Elementary: I discovered I’d been had at birth. I wasn’t supposed to be female, god dammit. I cut off my hair in 3rd. In 4th, my writing skills were recognized. In fifth grade, I began piano lessons, and started composing my own music. Then I found out I was pretty much doomed to draw.
Middle School: I had no friends, cause I was pretty much a nutcase. I didn’t find out I had OCD til later. Tried to be a girl, and that felt really fake, but it lasted a while. I discovered my affinity for acting and costumes.
9th: Went out with a very manipulative psycho bastard who left a few scars on my brain. It was 9 months of hell. I found out I had OCD and ADD. Fun with medication.
10th: Then I had a buttload more months of hell after this guy broke up with me (cause I wouldn’t give up my virginity and do what he wanted). The second batch of hell was a result of someone else who left my brain more scars. I found out I was bi. Not trendy bi, but serious bi. I was still pretending to be a girl, but it was fading. I hated the manipulative psycho bastard so much, that I figured I wasn’t attracted to men and said I was a lesbian. I split up from hellish experience number two, and gave up tryinna be a girl. I faced who I am, and I’m holdin’ strong. I’m a man.
11th: I was accepted into the High School for Performing and Visual Arts, where I met my current best friends. I went out with a strange vamperic masochist, and that lasted way too long. She passively dumped me over a long period of time, and I still don’t know why. Finally I realized I was never just attracted to girls, but to gay men as well. I had just been in denial. Gay men are damn sexy. Hold me back.

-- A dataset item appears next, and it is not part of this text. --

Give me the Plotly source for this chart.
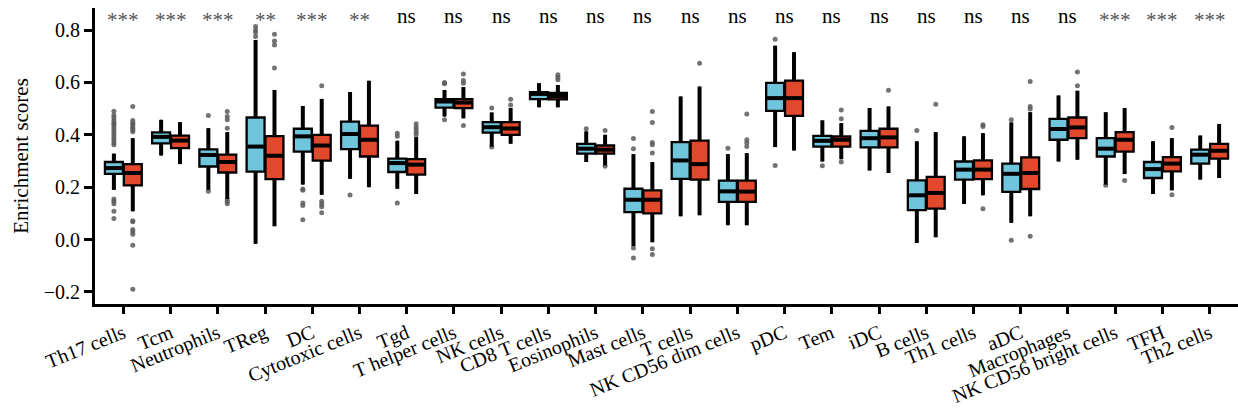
import plotly.graph_objects as go

categories = ["Th17 cells", "Tcm", "Neutrophils", "TReg", "DC", "Cytotoxic cells", "Tgd",
              "T helper cells", "NK cells", "CD8 T cells", "Eosinophils", "Mast cells", "T cells",
              "NK CD56 dim cells", "pDC", "Tem", "iDC", "B cells", "Th1 cells", "aDC",
              "Macrophages", "NK CD56 bright cells", "TFH", "Th2 cells"]
significance = ["***", "***", "***", "**", "***", "**", "ns", "ns", "ns", "ns", "ns", "ns", "ns",
                "ns", "ns", "ns", "ns", "ns", "ns", "ns", "ns", "***", "***", "***"]

# group 1 (blue)
blue_lower = [0.190, 0.321, 0.190, -0.016, 0.210, 0.232, 0.194, 0.470, 0.355, 0.505, 0.296, -0.025,
              0.089, 0.055, 0.353, 0.298, 0.264, -0.013, 0.136, 0.064, 0.298, 0.210, 0.174, 0.229]
blue_q1 = [0.251, 0.367, 0.279, 0.259, 0.336, 0.345, 0.258, 0.504, 0.408, 0.536, 0.328, 0.105,
           0.232, 0.144, 0.491, 0.355, 0.352, 0.112, 0.229, 0.182, 0.381, 0.317, 0.235, 0.290]
blue_median = [0.273, 0.392, 0.323, 0.355, 0.394, 0.403, 0.292, 0.527, 0.429, 0.556, 0.347, 0.152,
               0.302, 0.184, 0.540, 0.377, 0.387, 0.169, 0.267, 0.251, 0.422, 0.347, 0.269, 0.324]
blue_q3 = [0.296, 0.409, 0.344, 0.466, 0.423, 0.450, 0.309, 0.536, 0.448, 0.563, 0.365, 0.194,
           0.372, 0.225, 0.598, 0.396, 0.415, 0.226, 0.298, 0.290, 0.461, 0.387, 0.296, 0.343]
blue_upper = [0.328, 0.457, 0.425, 0.762, 0.510, 0.563, 0.377, 0.571, 0.485, 0.597, 0.413, 0.326,
              0.546, 0.326, 0.740, 0.455, 0.502, 0.375, 0.394, 0.447, 0.550, 0.486, 0.375, 0.397]
blue_outliers = [
    [0.490, 0.475, 0.465, 0.455, 0.445, 0.440, 0.430, 0.420, 0.410, 0.400, 0.390, 0.380, 0.370, 0.362,
     0.155, 0.146, 0.137, 0.108, 0.080],
    [], [0.474, 0.184], [0.813, 0.800, 0.790, 0.775], [0.193, 0.188, 0.140, 0.130, 0.076],
    [0.170], [0.406, 0.394, 0.140], [0.600, 0.595, 0.457], [0.502, 0.353], [], [0.423],
    [0.386, 0.347, -0.032, -0.070], [], [0.349], [0.765, 0.283], [0.282], [], [0.416], [],
    [0.457, -0.003], [], [0.207], [], []]

# group 2 (red)
red_lower = [0.108, 0.288, 0.155, 0.051, 0.171, 0.200, 0.174, 0.463, 0.366, 0.505, 0.283, -0.010,
             0.093, 0.055, 0.340, 0.307, 0.254, 0.009, 0.169, 0.089, 0.305, 0.250, 0.188, 0.235]
red_q1 = [0.207, 0.349, 0.256, 0.231, 0.301, 0.317, 0.248, 0.502, 0.400, 0.535, 0.328, 0.100,
          0.229, 0.144, 0.472, 0.355, 0.352, 0.118, 0.231, 0.193, 0.387, 0.336, 0.260, 0.309]
red_median = [0.254, 0.378, 0.296, 0.320, 0.359, 0.381, 0.286, 0.523, 0.424, 0.548, 0.343, 0.152,
              0.288, 0.183, 0.540, 0.381, 0.390, 0.178, 0.267, 0.254, 0.428, 0.381, 0.290, 0.339]
red_q3 = [0.288, 0.397, 0.324, 0.395, 0.400, 0.435, 0.307, 0.536, 0.448, 0.560, 0.359, 0.188,
          0.378, 0.225, 0.607, 0.394, 0.423, 0.239, 0.302, 0.314, 0.466, 0.410, 0.315, 0.365]
red_upper = [0.387, 0.448, 0.410, 0.571, 0.537, 0.606, 0.391, 0.582, 0.502, 0.590, 0.400, 0.296,
             0.584, 0.330, 0.715, 0.444, 0.508, 0.410, 0.406, 0.486, 0.568, 0.502, 0.387, 0.441]
red_outliers = [
    [0.508, 0.455, 0.445, 0.440, 0.432, 0.425, 0.418, 0.412, 0.072, 0.068, 0.038, 0.030, 0.020,
     -0.022, -0.190],
    [], [0.489, 0.470, 0.457, 0.425, 0.152, 0.145, 0.137], [0.784, 0.758, 0.743, 0.655],
    [0.587, 0.146, 0.135, 0.125, 0.102], [], [0.442, 0.430, 0.420, 0.410, 0.400],
    [0.632, 0.607, 0.597, 0.435], [0.536, 0.514], [0.629, 0.620, 0.610], [0.416, 0.280],
    [0.489, 0.447, 0.371, 0.362, 0.330, -0.035, -0.057], [0.673],
    [0.479, 0.381, 0.370, 0.355], [], [0.495, 0.461, 0.296], [0.570], [0.517],
    [0.438, 0.432, 0.118], [0.603, 0.508, 0.498, 0.013], [0.640, 0.587], [0.225],
    [0.428, 0.171], []]

BLUE = "rgb(111,197,219)"
RED = "rgb(226,72,43)"
OFFSET = 0.2
BOXW = 0.38
FONT = "Liberation Serif, Times New Roman, serif"

fig = go.Figure()
idx = list(range(len(categories)))

for color, off, lo, q1, med, q3, up, outs in [
        (BLUE, -OFFSET, blue_lower, blue_q1, blue_median, blue_q3, blue_upper, blue_outliers),
        (RED, OFFSET, red_lower, red_q1, red_median, red_q3, red_upper, red_outliers)]:
    xs = [i + off for i in idx]
    # outlier points
    ox, oy = [], []
    for i, vals in zip(idx, outs):
        for v in vals:
            ox.append(i + off)
            oy.append(v)
    fig.add_trace(go.Scatter(x=ox, y=oy, mode="markers",
                             marker=dict(color="rgba(90,90,90,0.85)", size=5,
                                         line=dict(width=0)),
                             showlegend=False, hoverinfo="skip"))
    # thick whiskers
    wx, wy = [], []
    for x, a, b, c, d in zip(xs, lo, q1, q3, up):
        wx += [x, x, None, x, x, None]
        wy += [a, b, None, c, d, None]
    fig.add_trace(go.Scatter(x=wx, y=wy, mode="lines", line=dict(color="black", width=4),
                             showlegend=False, hoverinfo="skip"))
    # boxes
    fig.add_trace(go.Box(x=xs, q1=q1, median=med, q3=q3, lowerfence=lo, upperfence=up,
                         width=BOXW, whiskerwidth=0, fillcolor=color,
                         line=dict(color="black", width=2.3), boxpoints=False,
                         showlegend=False))
    # thick medians
    mx, my = [], []
    for x, m in zip(xs, med):
        mx += [x - BOXW / 2 + 0.02, x + BOXW / 2 - 0.02, None]
        my += [m, m, None]
    fig.add_trace(go.Scatter(x=mx, y=my, mode="lines", line=dict(color="black", width=4),
                             showlegend=False, hoverinfo="skip"))

for i, s in zip(idx, significance):
    is_ns = s == "ns"
    fig.add_annotation(x=i, y=0.853, xref="x", yref="y", text=s, showarrow=False,
                       font=dict(family=FONT, size=21,
                                 color="black" if is_ns else "#555555"),
                       yanchor="middle", yshift=0 if is_ns else -4)

fig.update_layout(
    width=1238, height=413,
    margin=dict(l=95, r=0, t=8, b=109),
    plot_bgcolor="white", paper_bgcolor="white",
    font=dict(family=FONT, color="black"),
    showlegend=False,
)
fig.update_xaxes(range=[-0.6, 23.6], tickvals=idx, ticktext=categories, tickangle=-22,
                 showgrid=False, zeroline=False, showline=True, linecolor="black", linewidth=3,
                 ticks="outside", ticklen=7, tickwidth=2.5, tickcolor="black",
                 tickfont=dict(family=FONT, size=20, color="black"))
fig.update_yaxes(range=[-0.246, 0.884], tickvals=[-0.2, 0.0, 0.2, 0.4, 0.6, 0.8],
                 ticktext=["\u22120.2", "0.0", "0.2", "0.4", "0.6", "0.8"],
                 showgrid=False, zeroline=False, showline=True, linecolor="black", linewidth=3,
                 ticks="outside", ticklen=8, tickwidth=2.5, tickcolor="black",
                 tickfont=dict(family=FONT, size=20, color="black"),
                 title=dict(text="Enrichment scores", font=dict(family=FONT, size=21, color="black"),
                            standoff=10))

fig.write_html("out.html")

12th: After failing to get together with one of my best gay friends, I gave up, went on , and found the best boyfriend in all existence. I walked six miles to meet that kid, and it was worth it. I found out I have acute acid reflux and must also take meds for that. I lost my virginity on my 18th birthday, and found out my medication has the ability to make sex the most ineffective act of pleasure on the planet. After struggling so much with different cocktails of medication, I dropped the meds for ADD (they made me feel bad) and OCD. I had forgotten what sensation, emotion, and creativity was like, and now I feel wonderful! This is the highest time of my life, and I’ve never been happier. I’m older, and lead a healthier life, so being off OCD medication is much easier to deal with. My ADD will never go away, so that’s the only downfall. Dropping my meds led me to be productive in my art once again. That’s what got me writing what you see right here.
Name: Jack Caine
Birthplace: San Antonio, Texas
Location: Houston, Texas
Interests: Drawing, writing, tearing machines apart, war, psychology, music for the keyboard, ...sexuality, graphic novels, acting, costume, modeling, photography, film, the past eras, languages
I get my mits on any media I can. Mainly it's twisted/villainous character-acting that thrills me more than anything, but I also produce a lot of hands-on work: photography, my graphic novel (every inch of it), writing, electronic music.... If I could hook up with someone, I'd go nuts making a film. I am driven by the need to perform my mind, to turn my thoughts into some form of reality. Music and the cinematic/theatrical have always influenced me, fueling my brain's own never-ending movies. I record them in different ways, hoping every product is alluring, with the near-absolute power to seduce the audience. No matter the image, sound, or story, I desire for the viewer to mentally create new scenes out of the feeling mine gave them. I have always portrayed things as not quite how they seem to most people. I hope that once someone has witnessed my portrayal, the thing will never again be seen in the same light. Channeled artistically, I possess my victims with pure excitement, previously unfelt or not understood. That is the obscura mysterium (the mystery of darkness) of my mind that peaks one’s curiosity in a manner that may confuse or disturb them with satisfaction.